In the last few years, the banks made a very good recovery on the NPAs by using IBC. Assets of many defaulters including people like Vijay Mallya, Nirav Modi were sold by the consortium of lenders. 

Insolvency proceedings normally used to take around 4.3 years on an average in India, which is way slower than 1 year in the United Kingdom and 1.5 years in the USA. The IBC has not just reduced this time period, but also made India a friendlier destination for companies looking to invest in India.

Apart from IBC, the government’s push for consolidation also improved the efficiency of PSBs significantly. Amid the ongoing wave of digitalization, the Indian banks have successfully adopted financial technology thanks to platforms developed by organizations like iSPIRT Foundation in collaboration with the government. 
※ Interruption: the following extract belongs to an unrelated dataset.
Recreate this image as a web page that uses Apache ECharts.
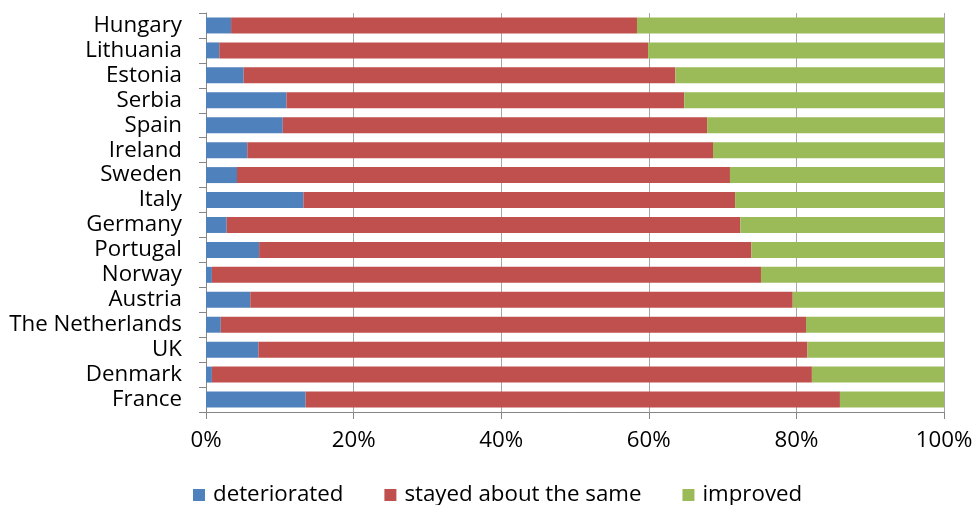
<!DOCTYPE html>
<html>
<head>
<meta charset="utf-8">
<script src="https://cdn.jsdelivr.net/npm/echarts@6/dist/echarts.min.js"></script>
<style>
html,body{margin:0;padding:0;background:#fff;}
#chart{width:976px;height:505px;}
</style>
</head>
<body>
<div id="chart"></div>
<script>
const categories = ["Hungary","Lithuania","Estonia","Serbia","Spain","Ireland","Sweden","Italy","Germany","Portugal","Norway","Austria","The Netherlands","UK","Denmark","France"];
const deteriorated = [3.4, 1.8, 5.1, 10.9, 10.4, 5.6, 4.2, 13.2, 2.8, 7.2, 0.8, 6.0, 2.0, 7.1, 0.8, 13.5];
const stayedSame   = [55.0, 58.1, 58.5, 53.9, 57.5, 63.1, 66.8, 58.5, 69.6, 66.7, 74.4, 73.5, 79.3, 74.4, 81.3, 72.4];
const improved     = [41.6, 40.1, 36.4, 35.2, 32.1, 31.3, 29.0, 28.3, 27.6, 26.1, 24.8, 20.5, 18.7, 18.5, 17.9, 14.1];
const xTicks = ["0%","20%","40%","60%","80%","100%"];

const FONT = "Open Sans";
const FS = 22.3;
const chart = echarts.init(document.getElementById('chart'), null, {renderer:'canvas'});
function mk(name, data, color){
  return {name:name, type:'bar', stack:'t', data:data, barCategoryGap:'36%',
    itemStyle:{color:color}, emphasis:{disabled:true}};
}
chart.setOption({
  animation:false,
  textStyle:{fontFamily:FONT},
  grid:{left:206, right:32, top:13, bottom:93, containLabel:false},
  legend:{
    top:479, left:188,
    itemWidth:12, itemHeight:12, itemGap:41,
    textStyle:{fontFamily:FONT, fontSize:FS, color:'#000', padding:[0,0,0,3]},
    icon:'rect',
    data:['deteriorated','stayed about the same','improved']
  },
  xAxis:{
    type:'value', min:0, max:100, interval:20,
    axisLine:{show:true, lineStyle:{color:'#868686', width:1}},
    axisTick:{show:true, length:7, lineStyle:{color:'#868686'}},
    splitLine:{show:true, lineStyle:{color:'#A6A6A6', width:1}},
    axisLabel:{fontFamily:FONT, fontSize:FS, color:'#000', margin:18,
      formatter:function(v){ return xTicks[Math.round(v/20)]; }}
  },
  yAxis:{
    type:'category', data:categories, inverse:true,
    axisLine:{show:true, lineStyle:{color:'#868686', width:1}},
    axisTick:{show:true, length:7, lineStyle:{color:'#868686'}},
    axisLabel:{fontFamily:FONT, fontSize:FS, color:'#000', margin:24, interval:0,
      padding:[6,0,0,0]}
  },
  series:[
    mk('deteriorated', deteriorated, '#4F81BD'),
    mk('stayed about the same', stayedSame, '#C0504D'),
    mk('improved', improved, '#9BBB59')
  ]
});
</script>
</body>
</html>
Thus, while banks in many countries in the world are losing due to fintech, Indian banks (especially PSBs) are increasing their efficiency using the same technology.

Owing to initiatives like Aatmanirbhar Bharat, Make-in-India, and schemes like Startup India and standup India introduced by the government, more and more companies are propping up. But we have to acknowledge that not every company will be successful and only a few will turn out to be unicorns.

 IBC’s most significant feature is that it provides flexibility for companies that are on the verge of failure to undergo bankruptcy resolutions, while also making sure that they do not end up dragging the lenders in the infinite web of the Indian judiciary. 

The banking sector is the backbone of any economy and the Indian banking sector has been a laggard compared to other countries since independence. 

However, in the last few years, the government has focused on the banking sector (financial inclusion, IBC, adoption of fintech through IndiaStack) and this will ensure that the Indian banking sector takes a leading role in the development of the country.